The Toothpick

Knopf: 2007.

9780307266361

As the holiday celebrations get underway, ponder a moment on the small implement bent on prizing an echo of the feast from between your teeth. Henry Petroski was so intrigued by the toothpick that he has written more than 400 pages about its technological and cultural evolution, heavily spiced with historical anecdote (The Toothpick, Knopf, 2007).

Chapter titles give the flavour — see 'The tragic heiress'; 'Talking round a toothpick'; 'The fatal martini'; 'The butler did it'.

Credit: COLLECTION OF H. PETROSKI

The toothpick's history stretches back some two million years, as indicated by scored hominid fossil teeth. The Tibetans integrated toothpicks into their jewellery. And in case you ever need to know, New England's Charles Forster invented the first automatic toothpick-making machine in 1869.

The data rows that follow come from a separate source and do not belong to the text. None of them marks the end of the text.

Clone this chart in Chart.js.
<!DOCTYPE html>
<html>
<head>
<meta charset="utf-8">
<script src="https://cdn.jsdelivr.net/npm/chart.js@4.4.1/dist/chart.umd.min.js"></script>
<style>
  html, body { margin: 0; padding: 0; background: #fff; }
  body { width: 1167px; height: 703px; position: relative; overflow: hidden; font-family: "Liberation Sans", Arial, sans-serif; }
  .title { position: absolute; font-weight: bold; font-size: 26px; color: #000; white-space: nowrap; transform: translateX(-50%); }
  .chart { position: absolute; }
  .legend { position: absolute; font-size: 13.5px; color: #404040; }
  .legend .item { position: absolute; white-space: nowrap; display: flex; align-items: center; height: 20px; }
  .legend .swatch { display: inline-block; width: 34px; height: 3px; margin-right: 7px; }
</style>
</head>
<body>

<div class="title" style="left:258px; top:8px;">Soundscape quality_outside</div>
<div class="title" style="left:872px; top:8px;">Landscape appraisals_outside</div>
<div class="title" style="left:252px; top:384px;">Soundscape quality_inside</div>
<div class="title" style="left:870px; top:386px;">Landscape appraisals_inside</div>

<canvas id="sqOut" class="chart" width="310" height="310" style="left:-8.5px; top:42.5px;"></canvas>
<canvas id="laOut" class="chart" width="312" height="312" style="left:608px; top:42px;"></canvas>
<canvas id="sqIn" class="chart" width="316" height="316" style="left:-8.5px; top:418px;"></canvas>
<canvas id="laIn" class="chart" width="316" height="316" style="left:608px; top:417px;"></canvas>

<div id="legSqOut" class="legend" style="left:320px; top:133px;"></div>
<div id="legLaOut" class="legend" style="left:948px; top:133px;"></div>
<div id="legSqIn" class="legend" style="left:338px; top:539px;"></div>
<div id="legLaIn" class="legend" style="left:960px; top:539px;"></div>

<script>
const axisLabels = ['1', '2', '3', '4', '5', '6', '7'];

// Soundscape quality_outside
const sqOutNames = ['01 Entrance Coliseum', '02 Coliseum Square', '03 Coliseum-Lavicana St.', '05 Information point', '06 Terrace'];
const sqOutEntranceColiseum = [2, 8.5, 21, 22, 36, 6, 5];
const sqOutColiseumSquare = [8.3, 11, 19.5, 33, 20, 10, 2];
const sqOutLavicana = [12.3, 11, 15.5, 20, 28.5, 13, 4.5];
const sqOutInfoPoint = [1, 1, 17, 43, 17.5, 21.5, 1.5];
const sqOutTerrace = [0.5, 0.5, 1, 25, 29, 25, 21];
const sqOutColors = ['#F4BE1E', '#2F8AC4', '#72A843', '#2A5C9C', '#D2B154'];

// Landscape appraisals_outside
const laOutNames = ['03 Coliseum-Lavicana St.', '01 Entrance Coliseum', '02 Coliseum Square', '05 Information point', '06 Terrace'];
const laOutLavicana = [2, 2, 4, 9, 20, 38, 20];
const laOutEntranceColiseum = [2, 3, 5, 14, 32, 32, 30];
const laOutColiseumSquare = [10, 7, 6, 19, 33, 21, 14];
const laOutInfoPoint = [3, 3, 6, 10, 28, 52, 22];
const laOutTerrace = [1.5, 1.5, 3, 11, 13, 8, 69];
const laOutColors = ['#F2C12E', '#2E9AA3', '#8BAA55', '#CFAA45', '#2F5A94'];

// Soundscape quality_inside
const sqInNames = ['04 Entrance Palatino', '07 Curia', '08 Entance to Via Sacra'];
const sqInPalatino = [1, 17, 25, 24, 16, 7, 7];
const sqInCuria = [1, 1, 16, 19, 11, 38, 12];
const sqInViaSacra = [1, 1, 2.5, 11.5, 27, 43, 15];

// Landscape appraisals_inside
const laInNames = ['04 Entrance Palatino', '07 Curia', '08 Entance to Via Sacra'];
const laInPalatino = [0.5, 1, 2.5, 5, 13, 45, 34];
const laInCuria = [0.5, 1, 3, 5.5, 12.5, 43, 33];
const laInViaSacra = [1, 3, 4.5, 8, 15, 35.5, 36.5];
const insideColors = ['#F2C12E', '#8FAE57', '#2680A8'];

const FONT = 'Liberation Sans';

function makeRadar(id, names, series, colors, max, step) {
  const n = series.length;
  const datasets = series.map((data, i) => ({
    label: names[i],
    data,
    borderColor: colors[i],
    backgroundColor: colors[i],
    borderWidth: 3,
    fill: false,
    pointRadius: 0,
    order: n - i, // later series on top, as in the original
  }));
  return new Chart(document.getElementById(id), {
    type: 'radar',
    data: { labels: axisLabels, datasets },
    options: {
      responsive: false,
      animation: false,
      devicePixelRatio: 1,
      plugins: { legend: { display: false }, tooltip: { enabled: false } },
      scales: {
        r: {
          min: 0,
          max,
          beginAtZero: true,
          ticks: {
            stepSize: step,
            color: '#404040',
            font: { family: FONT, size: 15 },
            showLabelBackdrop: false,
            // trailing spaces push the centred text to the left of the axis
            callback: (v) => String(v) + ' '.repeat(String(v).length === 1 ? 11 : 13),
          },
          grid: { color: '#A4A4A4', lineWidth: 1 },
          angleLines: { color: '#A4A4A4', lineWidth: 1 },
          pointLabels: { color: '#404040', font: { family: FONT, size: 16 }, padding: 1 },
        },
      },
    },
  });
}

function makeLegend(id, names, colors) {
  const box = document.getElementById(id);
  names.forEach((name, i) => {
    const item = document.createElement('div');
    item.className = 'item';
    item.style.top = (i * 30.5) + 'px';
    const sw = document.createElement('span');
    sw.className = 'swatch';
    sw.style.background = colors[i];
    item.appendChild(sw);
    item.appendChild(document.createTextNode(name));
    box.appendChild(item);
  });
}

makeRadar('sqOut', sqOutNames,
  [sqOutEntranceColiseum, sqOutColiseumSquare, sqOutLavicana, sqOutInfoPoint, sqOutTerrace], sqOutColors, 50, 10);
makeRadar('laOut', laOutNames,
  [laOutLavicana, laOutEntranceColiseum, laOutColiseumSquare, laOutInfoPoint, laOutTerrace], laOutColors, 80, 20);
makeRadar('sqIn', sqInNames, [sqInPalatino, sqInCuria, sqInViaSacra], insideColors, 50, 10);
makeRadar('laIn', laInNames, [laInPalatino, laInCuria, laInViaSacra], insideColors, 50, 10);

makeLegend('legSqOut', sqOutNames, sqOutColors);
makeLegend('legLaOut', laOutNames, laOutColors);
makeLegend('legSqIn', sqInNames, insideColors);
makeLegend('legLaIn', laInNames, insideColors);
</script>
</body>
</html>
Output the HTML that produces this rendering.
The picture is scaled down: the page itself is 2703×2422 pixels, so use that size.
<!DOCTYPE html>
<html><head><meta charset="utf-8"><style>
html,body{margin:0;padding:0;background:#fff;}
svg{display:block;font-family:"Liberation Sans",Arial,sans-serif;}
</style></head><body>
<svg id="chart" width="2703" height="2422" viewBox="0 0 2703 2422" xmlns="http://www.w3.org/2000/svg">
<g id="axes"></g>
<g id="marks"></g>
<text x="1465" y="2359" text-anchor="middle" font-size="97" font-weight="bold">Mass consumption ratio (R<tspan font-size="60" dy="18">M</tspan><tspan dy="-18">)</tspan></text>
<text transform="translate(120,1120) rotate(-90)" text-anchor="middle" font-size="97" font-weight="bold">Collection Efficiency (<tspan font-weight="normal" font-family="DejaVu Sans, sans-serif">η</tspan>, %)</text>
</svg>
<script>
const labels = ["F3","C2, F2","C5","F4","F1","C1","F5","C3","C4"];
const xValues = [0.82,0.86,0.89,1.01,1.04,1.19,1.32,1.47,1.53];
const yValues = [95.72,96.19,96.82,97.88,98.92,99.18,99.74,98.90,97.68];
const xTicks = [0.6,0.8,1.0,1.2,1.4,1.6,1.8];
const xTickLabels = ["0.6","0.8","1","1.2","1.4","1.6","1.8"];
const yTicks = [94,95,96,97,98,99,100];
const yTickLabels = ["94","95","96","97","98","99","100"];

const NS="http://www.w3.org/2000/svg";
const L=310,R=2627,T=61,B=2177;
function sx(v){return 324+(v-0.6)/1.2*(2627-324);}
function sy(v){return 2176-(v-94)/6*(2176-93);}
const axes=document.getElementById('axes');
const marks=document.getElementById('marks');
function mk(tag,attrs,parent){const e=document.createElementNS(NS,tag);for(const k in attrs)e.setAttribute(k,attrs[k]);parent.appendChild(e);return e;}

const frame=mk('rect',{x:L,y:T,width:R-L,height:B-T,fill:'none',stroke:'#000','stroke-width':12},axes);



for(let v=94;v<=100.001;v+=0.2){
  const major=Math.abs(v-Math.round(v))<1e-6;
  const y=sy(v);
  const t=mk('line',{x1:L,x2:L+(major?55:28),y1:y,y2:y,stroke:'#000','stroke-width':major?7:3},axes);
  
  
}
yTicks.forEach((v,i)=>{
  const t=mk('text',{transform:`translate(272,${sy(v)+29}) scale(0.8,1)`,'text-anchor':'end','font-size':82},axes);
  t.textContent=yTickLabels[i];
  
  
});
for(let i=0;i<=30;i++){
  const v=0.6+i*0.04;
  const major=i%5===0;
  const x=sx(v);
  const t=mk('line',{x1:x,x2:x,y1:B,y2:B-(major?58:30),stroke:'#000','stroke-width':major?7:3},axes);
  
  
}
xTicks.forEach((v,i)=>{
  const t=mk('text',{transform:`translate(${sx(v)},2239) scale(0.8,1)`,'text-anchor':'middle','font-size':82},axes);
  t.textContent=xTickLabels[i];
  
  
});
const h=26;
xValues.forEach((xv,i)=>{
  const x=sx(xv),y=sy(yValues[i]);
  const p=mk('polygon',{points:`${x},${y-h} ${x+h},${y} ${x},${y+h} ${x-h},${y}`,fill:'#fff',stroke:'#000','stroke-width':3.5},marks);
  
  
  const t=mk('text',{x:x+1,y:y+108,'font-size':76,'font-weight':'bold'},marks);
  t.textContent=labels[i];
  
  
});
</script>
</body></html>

Toothpicks over the ages were usually made of metal or wood; goose or porcupine quills were convenient too. Pliny the Younger advised against vulture feathers because “they cause a bad smell”, and recommended instead the needle-like bones of a hare.

Toothpicking has been victim to both social censure and prescribed etiquette. Pictured here is a Japanese lady from the Meiji era, grasping a toothpick with her fingers held in the accepted pattern.

Happily, the modern toothbrush has barely dented the popularity enjoyed by the toothpick over millennia.